Little Chef
Steak Frites with Cowboy Butter by Kian Hiatt
By Kian Hiatt
Pan-seared steak served with crispy shoestring fries and a rich, herb-infused cowboy butter.
Serves: 4Prep: 20 minutesCook: 30 minutes
Ingredients
- 4 (8 oz) ribeye or New York strip steaks
- 2 lbs russet potatoes, cut into shoestring fries
- 1 cup unsalted butter, softened
- 2 tbsp fresh chives, finely chopped
- 1 tbsp fresh parsley, finely chopped
- 1 clove garlic, minced
- 1 tsp dijon mustard
- 1/2 tsp lemon juice
- 1/4 tsp red pepper flakes (optional)
- 2 tbsp olive oil
- as needed salt
- as needed black pepper
- for frying vegetable oil
Instructions
- Prepare the Cowboy Butter: In a small bowl, combine the softened butter, chopped chives, parsley, minced garlic, Dijon mustard, lemon juice, and red pepper flakes (if using). Mix until well combined. Season with salt and pepper to taste. Roll the butter into a log using plastic wrap or parchment paper and refrigerate until firm.

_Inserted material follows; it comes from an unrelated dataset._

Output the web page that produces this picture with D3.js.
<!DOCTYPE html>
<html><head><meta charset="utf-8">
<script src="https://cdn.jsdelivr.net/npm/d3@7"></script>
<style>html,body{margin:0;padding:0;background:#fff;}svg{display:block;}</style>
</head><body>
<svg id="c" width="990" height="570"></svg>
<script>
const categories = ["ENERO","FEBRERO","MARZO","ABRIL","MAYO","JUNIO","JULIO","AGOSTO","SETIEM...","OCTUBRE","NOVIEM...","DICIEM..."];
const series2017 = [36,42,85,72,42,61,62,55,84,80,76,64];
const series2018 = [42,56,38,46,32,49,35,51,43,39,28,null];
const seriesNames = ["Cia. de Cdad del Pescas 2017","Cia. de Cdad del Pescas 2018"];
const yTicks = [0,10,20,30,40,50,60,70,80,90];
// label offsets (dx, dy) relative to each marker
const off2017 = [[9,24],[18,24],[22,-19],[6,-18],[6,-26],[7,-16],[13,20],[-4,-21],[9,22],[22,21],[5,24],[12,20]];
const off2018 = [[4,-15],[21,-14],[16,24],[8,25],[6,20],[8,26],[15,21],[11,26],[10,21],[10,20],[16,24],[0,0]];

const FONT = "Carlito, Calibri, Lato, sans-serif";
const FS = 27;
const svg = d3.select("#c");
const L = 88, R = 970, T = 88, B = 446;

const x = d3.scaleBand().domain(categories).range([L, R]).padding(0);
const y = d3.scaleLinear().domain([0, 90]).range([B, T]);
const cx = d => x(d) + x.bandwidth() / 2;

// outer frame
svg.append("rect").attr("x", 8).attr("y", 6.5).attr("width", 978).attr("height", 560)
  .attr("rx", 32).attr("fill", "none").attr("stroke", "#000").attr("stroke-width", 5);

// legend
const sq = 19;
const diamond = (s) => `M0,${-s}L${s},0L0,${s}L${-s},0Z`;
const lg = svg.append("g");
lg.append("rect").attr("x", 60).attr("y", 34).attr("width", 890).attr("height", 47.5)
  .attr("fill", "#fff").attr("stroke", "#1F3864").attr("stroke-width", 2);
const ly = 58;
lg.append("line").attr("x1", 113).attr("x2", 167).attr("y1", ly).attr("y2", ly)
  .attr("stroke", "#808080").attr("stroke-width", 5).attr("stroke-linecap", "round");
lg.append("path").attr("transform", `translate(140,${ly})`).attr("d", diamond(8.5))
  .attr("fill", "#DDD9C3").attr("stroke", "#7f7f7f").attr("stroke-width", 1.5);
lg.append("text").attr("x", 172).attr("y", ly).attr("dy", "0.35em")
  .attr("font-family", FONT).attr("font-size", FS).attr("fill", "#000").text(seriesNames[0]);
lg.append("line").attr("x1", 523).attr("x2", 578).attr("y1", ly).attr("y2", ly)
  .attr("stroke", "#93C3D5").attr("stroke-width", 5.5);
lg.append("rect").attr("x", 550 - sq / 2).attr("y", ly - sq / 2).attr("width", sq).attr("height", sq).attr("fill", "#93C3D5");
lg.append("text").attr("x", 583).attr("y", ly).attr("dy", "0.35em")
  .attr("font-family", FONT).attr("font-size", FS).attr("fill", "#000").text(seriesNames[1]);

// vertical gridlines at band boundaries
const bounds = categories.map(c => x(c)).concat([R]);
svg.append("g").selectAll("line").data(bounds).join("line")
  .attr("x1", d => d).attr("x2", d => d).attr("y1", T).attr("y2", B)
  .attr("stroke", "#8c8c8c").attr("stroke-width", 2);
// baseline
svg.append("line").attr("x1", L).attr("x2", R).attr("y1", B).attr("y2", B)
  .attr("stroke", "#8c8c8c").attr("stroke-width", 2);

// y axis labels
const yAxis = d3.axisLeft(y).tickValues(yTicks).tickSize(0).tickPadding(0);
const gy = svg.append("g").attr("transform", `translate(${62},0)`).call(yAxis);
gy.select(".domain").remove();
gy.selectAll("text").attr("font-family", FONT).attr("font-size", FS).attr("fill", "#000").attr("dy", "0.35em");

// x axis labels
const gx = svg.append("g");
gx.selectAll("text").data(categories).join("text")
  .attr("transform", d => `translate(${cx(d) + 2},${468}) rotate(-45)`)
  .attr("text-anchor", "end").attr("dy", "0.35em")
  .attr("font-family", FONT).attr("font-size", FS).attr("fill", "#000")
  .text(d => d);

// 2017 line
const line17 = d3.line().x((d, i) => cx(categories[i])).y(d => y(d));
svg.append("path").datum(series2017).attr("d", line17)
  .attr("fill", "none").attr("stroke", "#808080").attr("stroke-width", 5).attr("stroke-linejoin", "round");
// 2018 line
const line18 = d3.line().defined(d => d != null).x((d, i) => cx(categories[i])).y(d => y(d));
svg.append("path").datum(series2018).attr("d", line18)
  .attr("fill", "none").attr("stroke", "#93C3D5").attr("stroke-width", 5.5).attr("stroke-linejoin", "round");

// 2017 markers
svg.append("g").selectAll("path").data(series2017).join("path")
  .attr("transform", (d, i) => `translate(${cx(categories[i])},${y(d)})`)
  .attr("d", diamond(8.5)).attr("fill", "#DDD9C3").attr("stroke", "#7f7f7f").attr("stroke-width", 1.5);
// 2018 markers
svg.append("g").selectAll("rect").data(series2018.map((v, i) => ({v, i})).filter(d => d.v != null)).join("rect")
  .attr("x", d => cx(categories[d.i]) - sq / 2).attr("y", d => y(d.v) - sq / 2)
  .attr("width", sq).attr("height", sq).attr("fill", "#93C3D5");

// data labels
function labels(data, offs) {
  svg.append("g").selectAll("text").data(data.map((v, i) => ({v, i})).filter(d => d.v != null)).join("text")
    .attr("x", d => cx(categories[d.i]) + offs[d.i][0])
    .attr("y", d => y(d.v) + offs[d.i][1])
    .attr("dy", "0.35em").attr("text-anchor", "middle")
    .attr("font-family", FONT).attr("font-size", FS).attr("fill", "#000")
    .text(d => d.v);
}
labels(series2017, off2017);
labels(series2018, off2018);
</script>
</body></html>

- Prepare the Fries: Wash and thoroughly dry the cut potatoes. Heat about 2-3 inches of vegetable oil in a large pot or Dutch oven to 325°F (160°C).
- Fry the Fries in Batches (First Fry): Carefully add a single layer of fries to the hot oil. Fry for 3-4 minutes until they are softened but not yet colored. Remove with a slotted spoon and drain on paper towels. Let them cool for at least 10 minutes.
- Prepare the Steaks: While the fries are cooling, pat the steaks completely dry with paper towels. Season generously on all sides with salt and freshly ground black pepper.
- Sear the Steaks: Heat olive oil in a large cast-iron skillet or heavy-bottomed pan over medium-high heat until shimmering. Carefully place the seasoned steaks in the hot skillet. Sear for 3-4 minutes per side for medium-rare, or until desired doneness is reached.
- Rest the Steaks: Transfer the seared steaks to a cutting board, tent loosely with foil, and let them rest for at least 5-10 minutes.
- Finish the Fries (Second Fry): Increase the oil temperature to 375°F (190°C). Carefully add the blanched fries back into the hot oil in batches. Fry for another 2-3 minutes until golden brown and crispy. Remove with a slotted spoon and drain on paper towels. Season immediately with salt.
- Slice and Serve: Slice the rested steaks against the grain. Arrange the sliced steak and crispy fries on plates. Slice off rounds of the chilled cowboy butter and place them over the warm steak just before serving, allowing it to melt.